DESCRIPTION OF THE TASK:
Leaving out every picture, retype the lines below from the top through the one that contains "const lineColor = '#4a4a4a';".

DATASET RECORDS:
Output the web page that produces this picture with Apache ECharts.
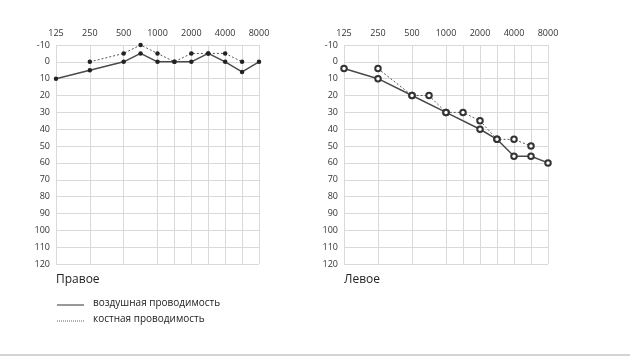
<!DOCTYPE html>
<html><head><meta charset="utf-8">
<script src="https://cdn.jsdelivr.net/npm/echarts@6/dist/echarts.min.js"></script>
<style>html,body{margin:0;padding:0;background:#fff}#c{width:630px;height:356px}</style>
</head><body><div id="c"></div>
<script>
// Frequency positions (category axis, evenly spaced)
const freqCats = ['125','177','250','354','500','750','1000','1500','2000','3000','4000','6000','8000'];
const tickLabels = ['125','250','500','1000','2000','4000','8000'];
const gridFreqs = ['125','250','500','1000','1500','2000','3000','4000','6000','8000'];
const dbMin = -10, dbMax = 120, dbStep = 10;

// Right ear (Правое)
const rightAirFreqs = ['125','250','500','750','1000','1500','2000','3000','4000','6000','8000'];
const rightAirDb    = [10, 5, 0, -5, 0, 0, 0, -5, 0, 6, 0];
const rightBoneFreqs = ['250','500','750','1000','1500','2000','3000','4000','6000'];
const rightBoneDb    = [0, -5, -10, -5, 0, -5, -5, -5, 0];

// Left ear (Левое)
const leftAirFreqs = ['125','250','500','1000','2000','3000','4000','6000','8000'];
const leftAirDb    = [4, 10, 20, 30, 40, 46, 56, 56, 60];
const leftBoneFreqs = ['250','500','750','1000','1500','2000','3000','4000','6000'];
const leftBoneDb    = [4, 20, 20, 30, 30, 35, 46, 46, 50];

const panelTitles = ['Правое', 'Левое'];
const legendLabels = ['воздушная проводимость', 'костная проводимость'];

const FONT = '"Open Sans", "DejaVu Sans", sans-serif';
const gridColor = '#d9d9d9';
const lineColor = '#4a4a4a';

function pairs(f, v) { return f.map((x, i) => [x, v[i]]); }

function xAxis(gi) {
  return {
    type: 'category', gridIndex: gi, data: freqCats, boundaryGap: false, position: 'top',
    axisLine: { show: false }, axisTick: { show: false },
    axisLabel: { interval: (i, v) => tickLabels.includes(v), color: '#333', fontSize: 9, fontFamily: FONT, margin: 7 },
    splitLine: { show: true, interval: (i, v) => gridFreqs.includes(v), lineStyle: { color: gridColor, width: 1 } }
  };
}
function yAxis(gi) {
  return {
    type: 'value', gridIndex: gi, min: dbMin, max: dbMax, interval: dbStep, inverse: true,
    axisLine: { show: false }, axisTick: { show: false },
    axisLabel: { color: '#333', fontSize: 9, fontFamily: FONT, margin: 6 },
    splitLine: { show: true, lineStyle: { color: gridColor, width: 1 } }
  };
}
function markerStyle(symbol) {
  return symbol === 'circle'
    ? { color: '#222', borderWidth: 0 }
    : { color: '#333', borderColor: '#333', borderWidth: 1 };
}
function airSeries(gi, name, data, symbol, size) {
  return { type: 'line', name, xAxisIndex: gi, yAxisIndex: gi, data, symbol, symbolSize: size,
    showAllSymbol: true,
    lineStyle: { color: lineColor, width: 1.5, type: 'solid' },
    itemStyle: markerStyle(symbol), z: 3, animation: false };
}
function boneSeries(gi, name, data, symbol, size) {
  return { type: 'line', name, xAxisIndex: gi, yAxisIndex: gi, data, symbol, symbolSize: size,
    showAllSymbol: true,
    lineStyle: { color: '#555', width: 1, type: [2, 2] },
    itemStyle: markerStyle(symbol), z: 2, animation: false };
}

const chart = echarts.init(document.getElementById('c'), null, { renderer: 'canvas' });
chart.setOption({
  animation: false,
  backgroundColor: '#fff',
  textStyle: { fontFamily: FONT },
  grid: [
    { left: 56, top: 45, width: 203, height: 219, containLabel: false },
    { left: 344, top: 45, width: 204, height: 219, containLabel: false }
  ],
  xAxis: [xAxis(0), xAxis(1)],
  yAxis: [yAxis(0), yAxis(1)],
  series: [
    boneSeries(0, legendLabels[1], pairs(rightBoneFreqs, rightBoneDb), 'circle', 4.5),
    airSeries(0, legendLabels[0], pairs(rightAirFreqs, rightAirDb), 'circle', 4.5),
    boneSeries(1, legendLabels[1], pairs(leftBoneFreqs, leftBoneDb), 'emptyCircle', 5.5),
    airSeries(1, legendLabels[0], pairs(leftAirFreqs, leftAirDb), 'emptyCircle', 5.5)
  ],
  graphic: [
    { type: 'text', left: 56, top: 274, style: { text: panelTitles[0], font: '12px ' + FONT, fill: '#222' } },
    { type: 'text', left: 344, top: 274, style: { text: panelTitles[1], font: '12px ' + FONT, fill: '#222' } },
    { type: 'line', shape: { x1: 57, y1: 305, x2: 84, y2: 305 }, style: { stroke: '#333', lineWidth: 1 } },
    { type: 'line', shape: { x1: 57, y1: 321, x2: 84, y2: 321 }, style: { stroke: '#666', lineWidth: 1, lineDash: [1, 1] } },
    { type: 'text', left: 93, top: 298, style: { text: legendLabels[0], font: '10px ' + FONT, fill: '#222' } },
    { type: 'text', left: 93, top: 314, style: { text: legendLabels[1], font: '10px ' + FONT, fill: '#222' } },
    { type: 'rect', shape: { x: 0, y: 354, width: 630, height: 2 }, style: { fill: '#d4d4d4' } }
  ]
});
</script>
</body></html>
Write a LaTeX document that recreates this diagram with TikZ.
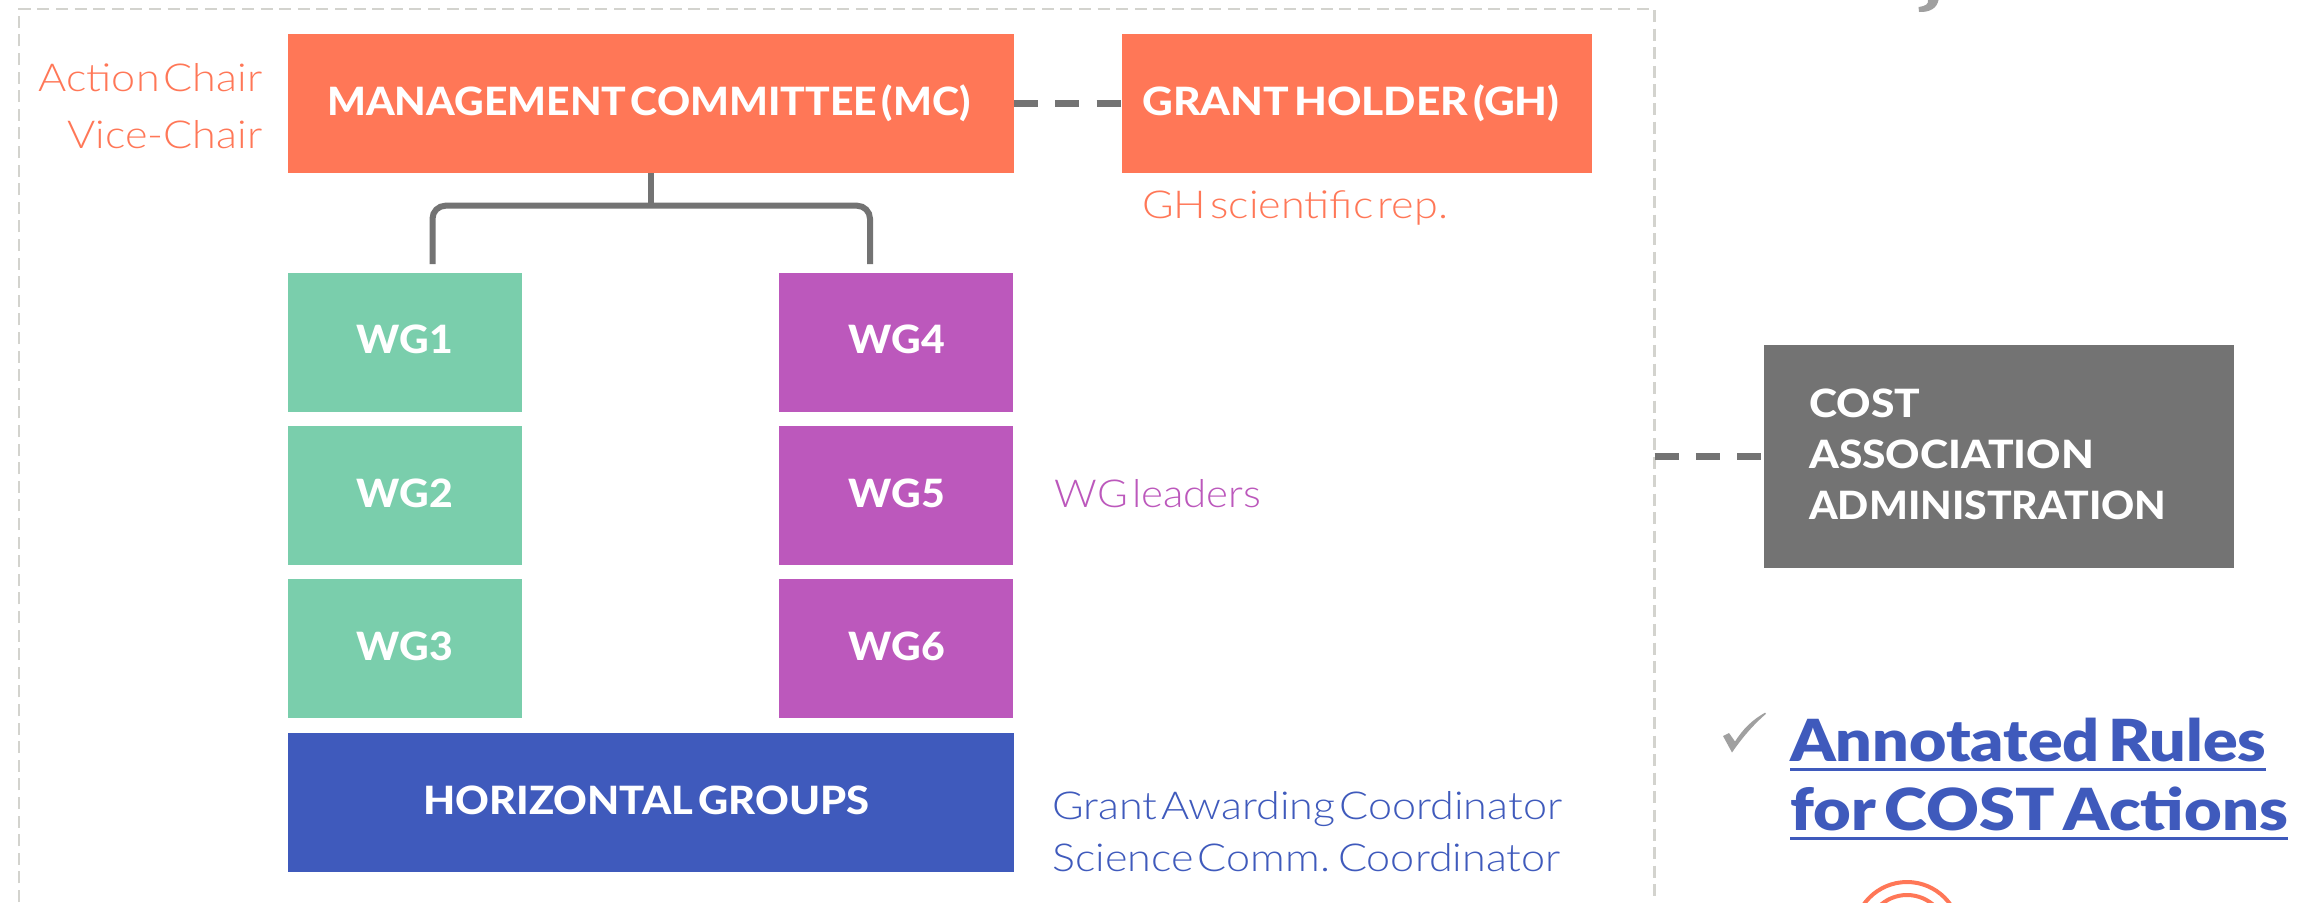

CORRECT ANSWER:
Output the web page that produces this picture with Apache ECharts.
<!DOCTYPE html>
<html><head><meta charset="utf-8">
<script src="https://cdn.jsdelivr.net/npm/echarts@6/dist/echarts.min.js"></script>
<style>html,body{margin:0;padding:0;background:#fff}#c{width:630px;height:356px}</style>
</head><body><div id="c"></div>
<script>
// Frequency positions (category axis, evenly spaced)
const freqCats = ['125','177','250','354','500','750','1000','1500','2000','3000','4000','6000','8000'];
const tickLabels = ['125','250','500','1000','2000','4000','8000'];
const gridFreqs = ['125','250','500','1000','1500','2000','3000','4000','6000','8000'];
const dbMin = -10, dbMax = 120, dbStep = 10;

// Right ear (Правое)
const rightAirFreqs = ['125','250','500','750','1000','1500','2000','3000','4000','6000','8000'];
const rightAirDb    = [10, 5, 0, -5, 0, 0, 0, -5, 0, 6, 0];
const rightBoneFreqs = ['250','500','750','1000','1500','2000','3000','4000','6000'];
const rightBoneDb    = [0, -5, -10, -5, 0, -5, -5, -5, 0];

// Left ear (Левое)
const leftAirFreqs = ['125','250','500','1000','2000','3000','4000','6000','8000'];
const leftAirDb    = [4, 10, 20, 30, 40, 46, 56, 56, 60];
const leftBoneFreqs = ['250','500','750','1000','1500','2000','3000','4000','6000'];
const leftBoneDb    = [4, 20, 20, 30, 30, 35, 46, 46, 50];

const panelTitles = ['Правое', 'Левое'];
const legendLabels = ['воздушная проводимость', 'костная проводимость'];

const FONT = '"Open Sans", "DejaVu Sans", sans-serif';
const gridColor = '#d9d9d9';
const lineColor = '#4a4a4a';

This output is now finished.